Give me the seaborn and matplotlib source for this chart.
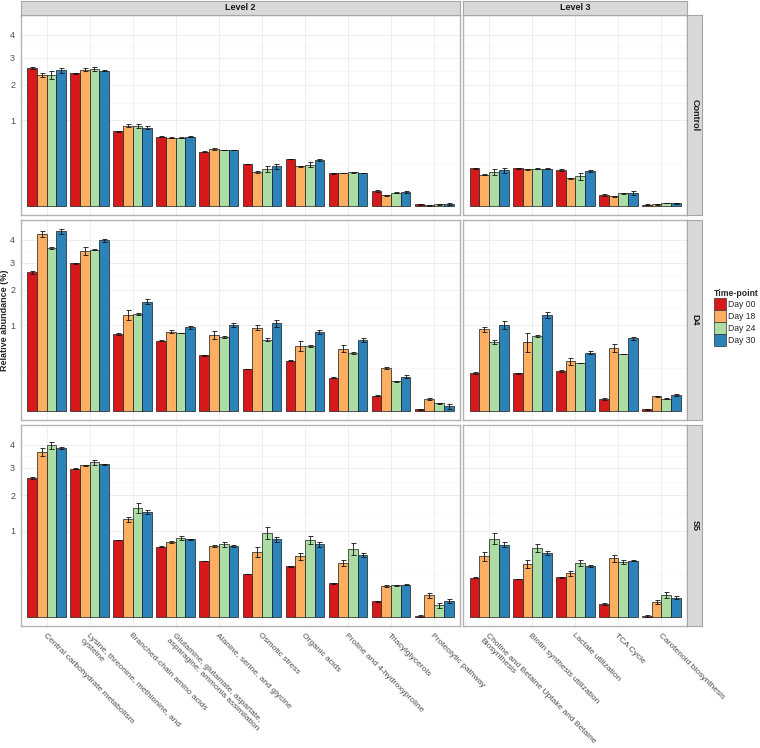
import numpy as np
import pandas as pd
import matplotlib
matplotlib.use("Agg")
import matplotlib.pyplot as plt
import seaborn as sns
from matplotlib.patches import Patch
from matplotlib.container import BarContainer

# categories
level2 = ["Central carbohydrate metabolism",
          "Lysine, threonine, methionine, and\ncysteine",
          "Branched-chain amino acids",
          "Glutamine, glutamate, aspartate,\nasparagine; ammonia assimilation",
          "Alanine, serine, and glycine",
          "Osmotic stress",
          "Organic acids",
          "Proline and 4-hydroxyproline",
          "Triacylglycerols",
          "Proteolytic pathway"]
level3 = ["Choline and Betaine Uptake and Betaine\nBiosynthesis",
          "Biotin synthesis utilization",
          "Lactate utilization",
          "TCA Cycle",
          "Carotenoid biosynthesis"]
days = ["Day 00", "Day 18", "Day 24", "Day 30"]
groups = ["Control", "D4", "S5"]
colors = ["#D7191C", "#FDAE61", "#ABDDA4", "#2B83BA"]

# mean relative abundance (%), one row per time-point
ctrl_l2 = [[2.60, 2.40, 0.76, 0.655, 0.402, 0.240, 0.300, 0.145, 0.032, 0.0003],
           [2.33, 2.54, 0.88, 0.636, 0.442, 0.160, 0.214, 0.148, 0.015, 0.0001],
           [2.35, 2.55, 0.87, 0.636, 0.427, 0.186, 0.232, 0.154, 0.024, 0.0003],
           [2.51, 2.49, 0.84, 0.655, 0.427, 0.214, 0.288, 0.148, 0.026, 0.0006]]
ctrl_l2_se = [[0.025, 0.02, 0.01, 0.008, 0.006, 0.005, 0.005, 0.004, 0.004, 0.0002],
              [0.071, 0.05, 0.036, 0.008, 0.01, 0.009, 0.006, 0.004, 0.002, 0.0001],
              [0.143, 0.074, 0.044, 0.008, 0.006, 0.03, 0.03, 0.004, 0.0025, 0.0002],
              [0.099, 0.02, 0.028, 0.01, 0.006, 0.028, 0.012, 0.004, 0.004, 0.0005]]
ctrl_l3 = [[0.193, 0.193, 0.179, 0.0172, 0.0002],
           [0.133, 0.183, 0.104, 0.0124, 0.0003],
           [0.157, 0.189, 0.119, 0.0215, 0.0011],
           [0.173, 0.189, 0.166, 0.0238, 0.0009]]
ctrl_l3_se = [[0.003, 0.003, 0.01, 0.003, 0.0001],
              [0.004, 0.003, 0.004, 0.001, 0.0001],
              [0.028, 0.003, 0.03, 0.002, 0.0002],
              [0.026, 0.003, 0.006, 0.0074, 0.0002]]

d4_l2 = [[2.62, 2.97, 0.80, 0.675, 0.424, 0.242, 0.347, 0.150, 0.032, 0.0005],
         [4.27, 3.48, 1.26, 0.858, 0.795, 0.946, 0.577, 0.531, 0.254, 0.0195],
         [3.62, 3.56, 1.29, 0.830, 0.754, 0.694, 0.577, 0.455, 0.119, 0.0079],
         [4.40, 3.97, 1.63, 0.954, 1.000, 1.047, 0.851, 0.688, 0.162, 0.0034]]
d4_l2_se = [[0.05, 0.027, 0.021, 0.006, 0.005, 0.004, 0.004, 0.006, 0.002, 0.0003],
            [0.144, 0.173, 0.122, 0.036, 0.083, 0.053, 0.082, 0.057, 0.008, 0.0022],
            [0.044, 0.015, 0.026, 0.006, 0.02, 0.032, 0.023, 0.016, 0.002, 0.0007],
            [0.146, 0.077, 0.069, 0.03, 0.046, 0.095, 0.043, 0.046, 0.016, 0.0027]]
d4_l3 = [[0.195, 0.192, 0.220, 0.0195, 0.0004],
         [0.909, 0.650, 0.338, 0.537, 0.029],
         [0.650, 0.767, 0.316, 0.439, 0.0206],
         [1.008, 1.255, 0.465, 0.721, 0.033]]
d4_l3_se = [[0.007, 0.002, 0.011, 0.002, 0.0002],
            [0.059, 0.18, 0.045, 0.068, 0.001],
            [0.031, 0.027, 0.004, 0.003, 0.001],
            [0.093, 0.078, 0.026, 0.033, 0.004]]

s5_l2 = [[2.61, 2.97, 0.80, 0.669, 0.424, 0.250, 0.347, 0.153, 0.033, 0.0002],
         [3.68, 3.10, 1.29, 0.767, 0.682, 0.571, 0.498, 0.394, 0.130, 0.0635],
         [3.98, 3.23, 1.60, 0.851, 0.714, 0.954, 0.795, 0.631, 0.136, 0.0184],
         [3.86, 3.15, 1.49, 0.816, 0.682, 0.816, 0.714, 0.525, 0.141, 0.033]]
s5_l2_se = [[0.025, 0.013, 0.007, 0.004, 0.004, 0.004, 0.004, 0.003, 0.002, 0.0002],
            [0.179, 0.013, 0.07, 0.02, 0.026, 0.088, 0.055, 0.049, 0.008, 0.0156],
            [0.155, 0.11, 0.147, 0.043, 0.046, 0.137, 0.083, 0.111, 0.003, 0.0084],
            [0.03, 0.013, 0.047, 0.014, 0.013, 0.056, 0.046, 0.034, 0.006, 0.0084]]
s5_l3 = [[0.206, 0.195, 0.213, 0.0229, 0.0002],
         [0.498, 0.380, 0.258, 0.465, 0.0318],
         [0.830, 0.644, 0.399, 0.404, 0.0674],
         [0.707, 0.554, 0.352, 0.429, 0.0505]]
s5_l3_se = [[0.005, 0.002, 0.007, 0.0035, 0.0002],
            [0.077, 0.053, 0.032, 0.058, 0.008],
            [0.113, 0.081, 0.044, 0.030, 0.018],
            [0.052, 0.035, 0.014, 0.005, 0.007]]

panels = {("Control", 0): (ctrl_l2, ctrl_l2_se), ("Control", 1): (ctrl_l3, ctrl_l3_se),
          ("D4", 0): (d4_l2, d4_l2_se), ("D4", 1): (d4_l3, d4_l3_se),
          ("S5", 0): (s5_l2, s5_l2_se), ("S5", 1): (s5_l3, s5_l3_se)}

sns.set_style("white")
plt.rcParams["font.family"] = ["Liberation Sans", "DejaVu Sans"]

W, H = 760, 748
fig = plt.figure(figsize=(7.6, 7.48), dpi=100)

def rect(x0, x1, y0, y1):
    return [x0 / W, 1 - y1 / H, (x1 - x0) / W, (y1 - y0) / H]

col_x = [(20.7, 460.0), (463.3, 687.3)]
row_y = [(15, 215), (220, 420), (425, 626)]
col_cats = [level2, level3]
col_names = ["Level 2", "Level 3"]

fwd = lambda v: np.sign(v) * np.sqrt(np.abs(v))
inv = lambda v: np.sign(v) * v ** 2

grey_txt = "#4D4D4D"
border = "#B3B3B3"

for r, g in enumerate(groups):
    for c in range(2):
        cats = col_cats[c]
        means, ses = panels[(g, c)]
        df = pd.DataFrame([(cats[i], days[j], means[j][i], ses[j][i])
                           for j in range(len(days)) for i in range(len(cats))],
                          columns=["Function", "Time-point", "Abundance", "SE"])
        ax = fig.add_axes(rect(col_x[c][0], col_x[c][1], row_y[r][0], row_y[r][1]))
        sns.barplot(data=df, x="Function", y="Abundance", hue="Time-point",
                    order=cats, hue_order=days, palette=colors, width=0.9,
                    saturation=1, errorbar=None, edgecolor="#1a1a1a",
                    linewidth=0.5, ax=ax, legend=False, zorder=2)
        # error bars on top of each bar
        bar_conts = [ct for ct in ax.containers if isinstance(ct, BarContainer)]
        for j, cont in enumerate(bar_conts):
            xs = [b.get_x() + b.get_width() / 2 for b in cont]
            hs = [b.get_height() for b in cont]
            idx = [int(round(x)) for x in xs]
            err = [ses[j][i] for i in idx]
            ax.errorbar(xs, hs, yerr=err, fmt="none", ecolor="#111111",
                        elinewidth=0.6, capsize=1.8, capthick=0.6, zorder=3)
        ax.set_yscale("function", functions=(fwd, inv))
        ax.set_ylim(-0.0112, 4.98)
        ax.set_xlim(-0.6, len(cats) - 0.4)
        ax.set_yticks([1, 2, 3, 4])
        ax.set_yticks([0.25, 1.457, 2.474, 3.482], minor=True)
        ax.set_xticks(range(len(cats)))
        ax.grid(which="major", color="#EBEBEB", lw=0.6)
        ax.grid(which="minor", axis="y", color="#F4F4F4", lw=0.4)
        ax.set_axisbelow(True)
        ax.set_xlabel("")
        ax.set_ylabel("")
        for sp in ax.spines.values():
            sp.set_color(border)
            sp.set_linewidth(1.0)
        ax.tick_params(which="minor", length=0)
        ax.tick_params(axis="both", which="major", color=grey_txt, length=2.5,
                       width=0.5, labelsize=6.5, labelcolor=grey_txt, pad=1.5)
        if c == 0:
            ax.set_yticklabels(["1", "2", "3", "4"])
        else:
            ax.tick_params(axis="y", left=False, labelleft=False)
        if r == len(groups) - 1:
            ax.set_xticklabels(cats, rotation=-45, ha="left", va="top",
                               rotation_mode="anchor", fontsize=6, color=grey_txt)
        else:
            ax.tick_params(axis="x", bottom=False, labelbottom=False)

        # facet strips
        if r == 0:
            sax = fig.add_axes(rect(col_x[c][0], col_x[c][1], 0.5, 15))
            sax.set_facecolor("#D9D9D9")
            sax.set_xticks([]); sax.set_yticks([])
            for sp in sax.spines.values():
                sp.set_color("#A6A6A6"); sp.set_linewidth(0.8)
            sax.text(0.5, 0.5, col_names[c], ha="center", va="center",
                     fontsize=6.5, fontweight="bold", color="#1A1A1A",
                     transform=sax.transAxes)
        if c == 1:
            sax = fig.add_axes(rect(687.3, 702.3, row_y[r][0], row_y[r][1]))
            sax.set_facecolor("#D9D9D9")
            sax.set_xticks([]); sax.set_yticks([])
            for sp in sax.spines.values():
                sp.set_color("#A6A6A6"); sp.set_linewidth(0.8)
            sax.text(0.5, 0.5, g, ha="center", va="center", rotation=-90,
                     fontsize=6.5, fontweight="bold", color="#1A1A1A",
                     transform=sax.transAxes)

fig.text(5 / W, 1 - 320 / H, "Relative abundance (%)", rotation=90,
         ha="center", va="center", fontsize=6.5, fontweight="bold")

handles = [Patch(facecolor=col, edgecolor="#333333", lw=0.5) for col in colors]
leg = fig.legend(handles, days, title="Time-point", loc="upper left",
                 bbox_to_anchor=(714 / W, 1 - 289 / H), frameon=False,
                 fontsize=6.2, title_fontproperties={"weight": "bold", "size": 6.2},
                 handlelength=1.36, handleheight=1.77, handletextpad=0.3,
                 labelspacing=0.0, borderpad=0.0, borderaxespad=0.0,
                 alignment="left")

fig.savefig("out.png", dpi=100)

+++

**Instruction**. Your task is to restate word for word the lines from the top of the data to the line containing "from matplotlib.container import BarContainer", both ends included, with every picture left out.

**Solution for this problem**.
Give me the seaborn and matplotlib source for this chart.
import numpy as np
import pandas as pd
import matplotlib
matplotlib.use("Agg")
import matplotlib.pyplot as plt
import seaborn as sns
from matplotlib.patches import Patch
from matplotlib.container import BarContainer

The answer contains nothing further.